Waiting for the Seller to Respond
The offer process can be an anxious time for buyers. There’s often a lot of waiting for a response and “dead air” from the seller’s side.
Patience is key but that is easier said than done!
We suggest that buyers keep themselves as busy as possible during this time. Get outside if possible, do physical activities, or socialize with family and friends.
Keeping busy not only occupies your time, it also keeps you looking forward which is very important.
Seller’s Response and Negotiating
When your agent gets a response from the seller’s agent (or the seller directly), it will usually be in writing.
Your agent will immediately review the response, check that it’s signed, and clarify any items that might be vague or unclear. They then will contact you to present or forward the seller’s response.
Unless your offer was accepted outright and as-is, you will be faced with likely negotiations and more decisions.
This is when you should rely heavily on your agent’s ability to strategize and negotiate in order to finalize your deal.
But getting your first offer right is very important. According to a recent Zillow Group Report, nearly 60% of buyers had to submit multiple offers before successfully purchasing a home. This makes home buying more challenging.
Accepted Offer, Due Diligence and Closing
Upon reaching a mutually acceptable offer with the seller, your agent will make sure that all documents are properly signed, dated and submitted.
It’s now time to start your due diligence.
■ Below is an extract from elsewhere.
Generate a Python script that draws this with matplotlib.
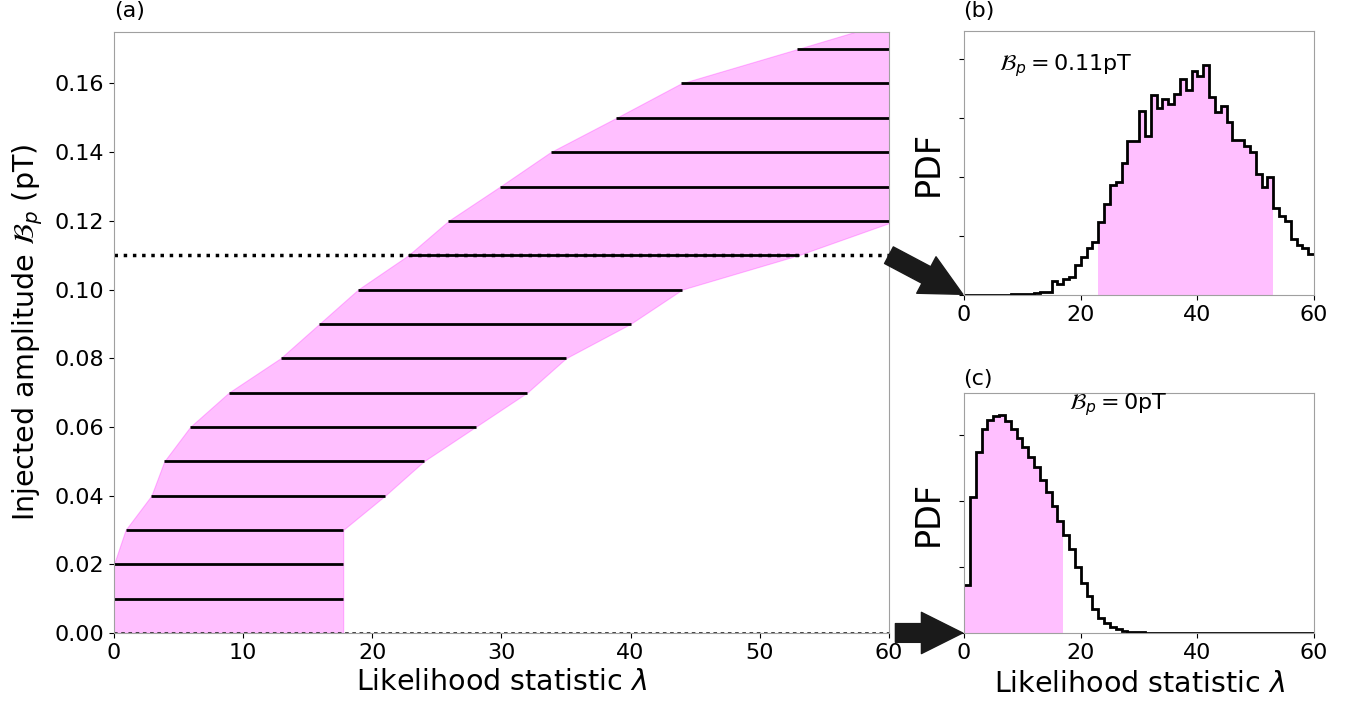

You will order the title work, hire and schedule a home inspector, and finalize your loan with your lender. They also will schedule an appraisal at this time.
Expect this period to last anywhere from 45-60 days in normal circumstances. Cash buyers will easily be able to cut this time in half. In either case, sometimes personal schedules, holidays and even weather can influence this timeline.
Once all your contingencies are satisfied and every condition is met, you’ll move on to the final closing process before taking possession.